In April of this year I met with a number of like-minded individuals at Arizona State University. By like-minded, I mean people who are concerned about social justice and human rights. We had a vision of linking our student organizations – interests like women’s rights and fair trade, LGBTQ equality and anti-genocide came together. Our primary goal was to establish something ASU didn’t have, but that we thought it needed: a Committee for Socially Responsible Investing.’
A number of universities have these committees. They’ve manifested themselves in different structures and with different goals. One early and prominent campaign was the campaign to cripple the South African regime through divestment (which started in the US with the Sullivan Principles and in universities with Stanford). Recently there has been a push to divest from companies like PetroChina that do business with Sudan, a frequent human rights abuser. Currently a number of universities have begun the controversial but justified effort to sever ties with the aggressive and abusive Israeli government. Yet ASU does not have a committee to oversee what money is spent on. There is definitely no one looking over the Fulton Foundation’s investments.
So we established the ASU Coalition for Human Rights. And we drafted a proposal. And we began meeting with Vice President for University Student Initiatives Dr. James Rund. We began making progress. I was among four students in a meeting with Dr. Rund at the end of September. We spent the better part of an hour debating the need for a committee and the trend of social responsibility that ASU is missing. We began debating the structure of such a committee – who would serve on it? how would the Coalition be involved? would the committee’s decisions be binding? It was at this point that I turned to Dr. Rund and asked, bluntly: “So, are you saying that you support the creation of a committee, but want to debate the structure of it?” To which he casually responded, “I’d say yes, yes I am.” We later adjourned the meeting and agreed to speak with Student Government’s Council of Presidents on the issue and come back to Dr. Rund.

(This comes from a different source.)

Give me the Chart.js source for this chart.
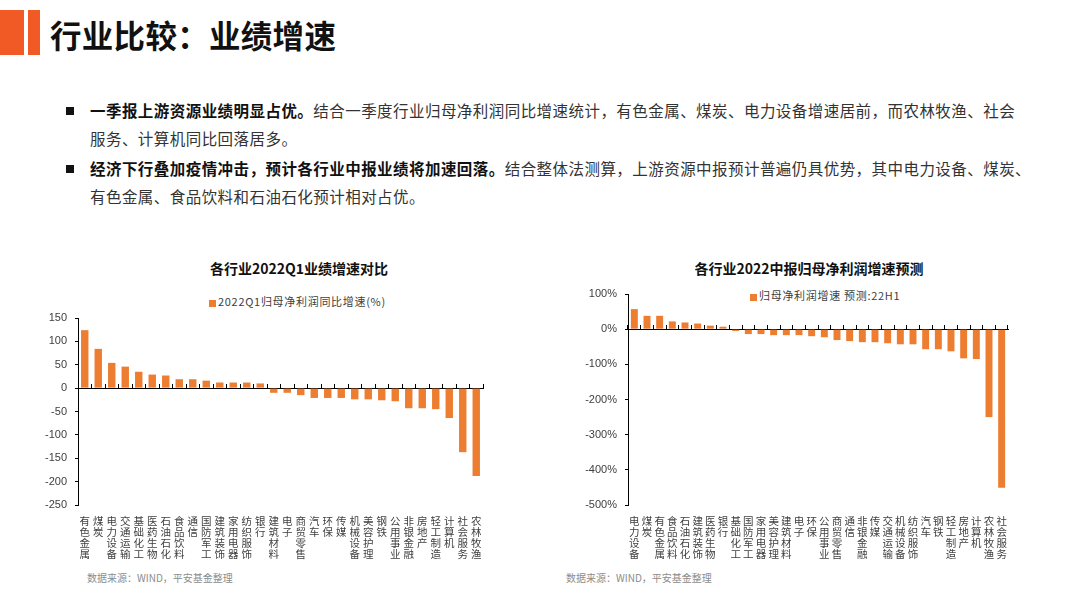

Last week, a number of my like-minded peers met with Dr. Rund. Just weeks after telling me that, yes, yes he supported the idea of creating a committee, we were told that the committee was a bad idea. We were challenged not only on the structure of the committee, but on the structure of the Coalition itself (we had recently voted down an application from a political student organization on the grounds of the Coalition being apolitical and purely human rights-oriented) and even on the premise of the necessity of such a committee. We were told that, if there is a question of ASU’s investments, feel free to bring it up with ASU’s leadership.
A lot of our success has been curbed, but we’re not stopping. ASU has not yet made an official proclamation to have sweatshop-free merchandise (although ASU did cut its contract with Russell Athletic over labor disputes, which deserves some applause). ASU has not taken a stance in making sure its electronics are audited to be conflict mineral-free. The Fulton Foundation’s finances have not been made public, so I personally have no idea if my tuition dollars are indirectly supporting genocide in Darfur now or election-disruption in South Sudan in January. Who knows where that money goes?
I still have hopes that my university will take a step forward. I have hopes that our organization will be able to keep the pressure on until a permanent Committee for Socially Responsible Investing is established at Arizona State University. Let’s keep this going.